Beet juice has risen to superfoods recently. Its popularity is linked to its health benefits. You only need to blend beets and water to have your beet juice. The USDA database states that one cup of beet juice contains 70 calories, 1 g of protein, 18 g of carbs, 1 g of fiber, and 13 g of sugar. Since it’s a vegetable, beet juice is considerably low in sugar. Same to tomatoes, betalains are a compound that gives beets their deep-red color. They are characteristically antioxidants, with the ability to lower the risk of heart disease, certain types of cancer, and inflammation. In addition, beet juice contains high amounts of inorganic nitrates, which have been found to increase athletic performance, lower blood pressure, and reduce the risk of heart disease.
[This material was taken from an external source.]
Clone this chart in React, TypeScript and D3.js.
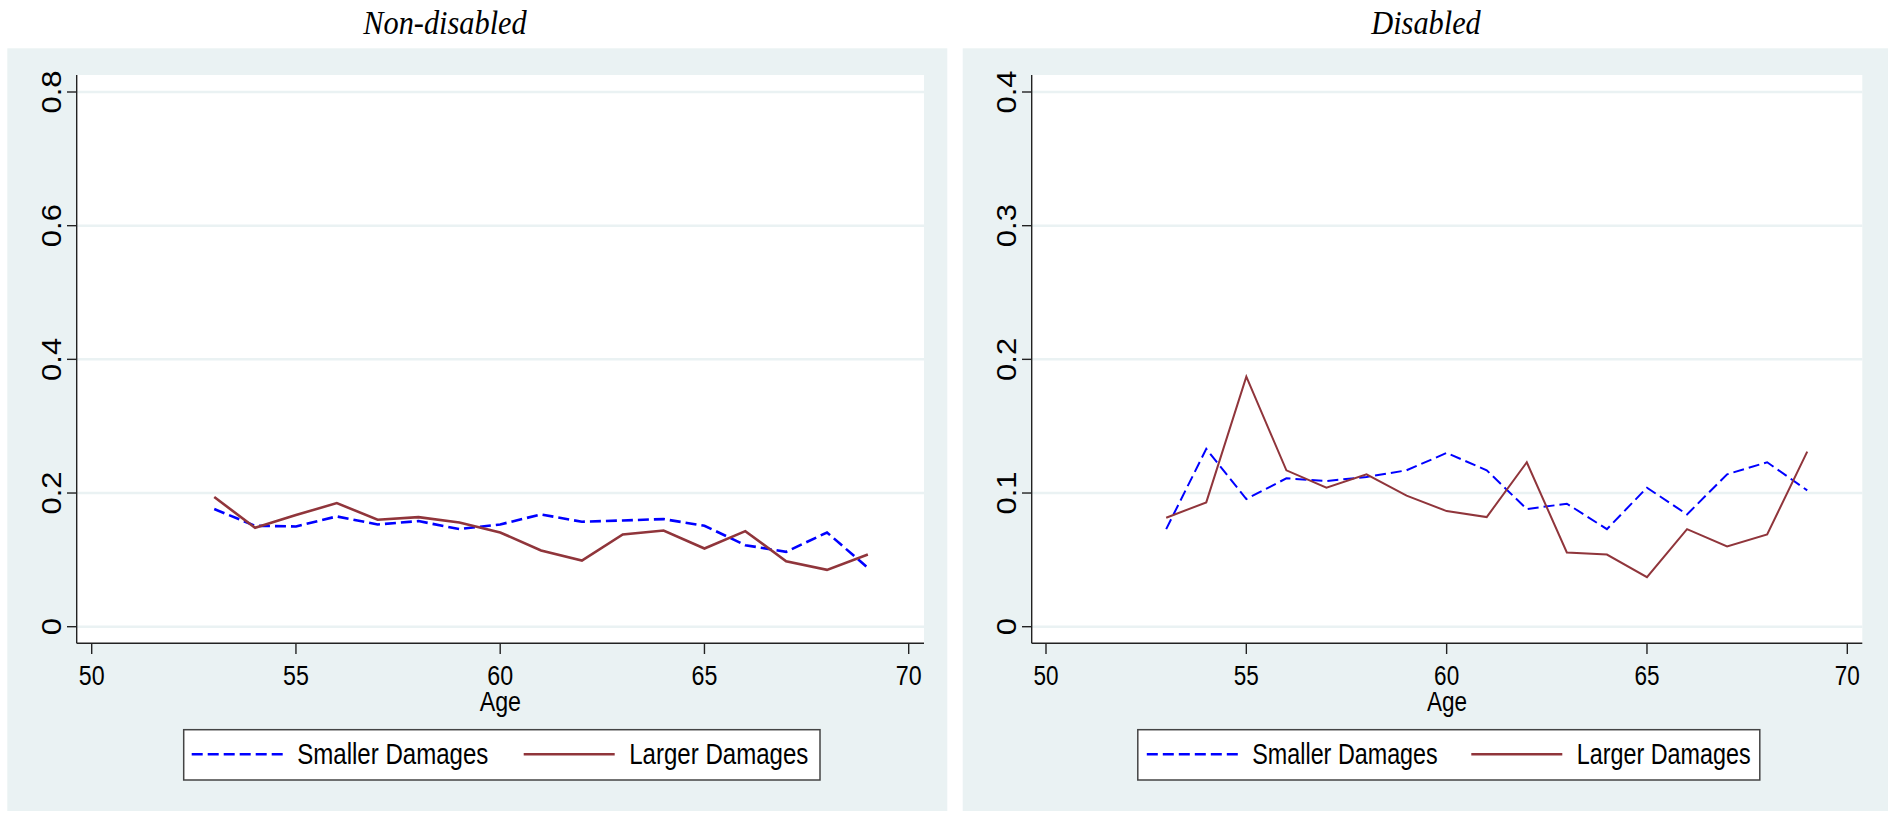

Apple juice is one of the healthiest and most popular fruit juices around the world. As per the USDA database, one cup of apple juice contains 114 calories, less than 1 g of protein, 28 g of carbs, 0.5 g of fiber, 24 g of sugar, 5 percent of the RDV for potassium, and 3 percent of the RDV for vitamin C. Apple juice provides potassium, a mineral and an electrolyte that is important for transmission of nerve impulses and improved heart health. Given that apple juice is low in vitamin, the brands made for commercial purposes are enriched with vitamin C, delivering up to 106 percent of the RDV per cup. The juice is also high in antioxidants, particularly flavonoids and chlorogenic acid, which can help prevent damages caused by free radicals.
Prunes another healthiest type of juice you can add to your diet. As per the USDA database, one cup of prune juice contains 182 calories, 1.5 g of protein, 45 g of carbs, 2.5 g of fiber, 42 g of sugar, 17 percent of the RDV for iron, 9 percent of the RDV for magnesium, 17 percent of the RDV for manganese, 15 percent of the RDV for potassium, 14 percent of the RDV for vitamin B2, 13 percent of the RDV for vitamin B3, 33 percent of the RDV for vitamin B6, 12 percent of the RDV for vitamin C, 8 percent of the RDV for vitamin K. Prune juice provides a variety of B vitamins, which supports metabolism, synthesize DNA, increase the production of red blood cells, as well as improving skin and eye health. Additionally, prune juice can help treat constipation in older adults.
Orange juice can be taken as early as part of a classic breakfast. As per the USDA database, one cup of orange juice contains 112 calories, 2 g of protein, 26 g of carbs, 0.5 g of fiber, 21 g of sugar, 19 percent of the RDV for folate, 11 percent of the RDV for potassium, and 138 percent of the RDV for vitamin C. Orange juice is high in vitamin C, which improves absorption of iron and skin health. The juice also contains phenolic compounds, such as chlorogenic, ferulic, and cinnamic acids, all of which can prevent damages caused by free radicals.
Taking juice can significantly pack various nutrients, more so antioxidants. While some argue that juice is high in sugar, it is actually a better and healthier alternative for beverages with added sugars. You can try making juices in this article and enjoy them at your convenience.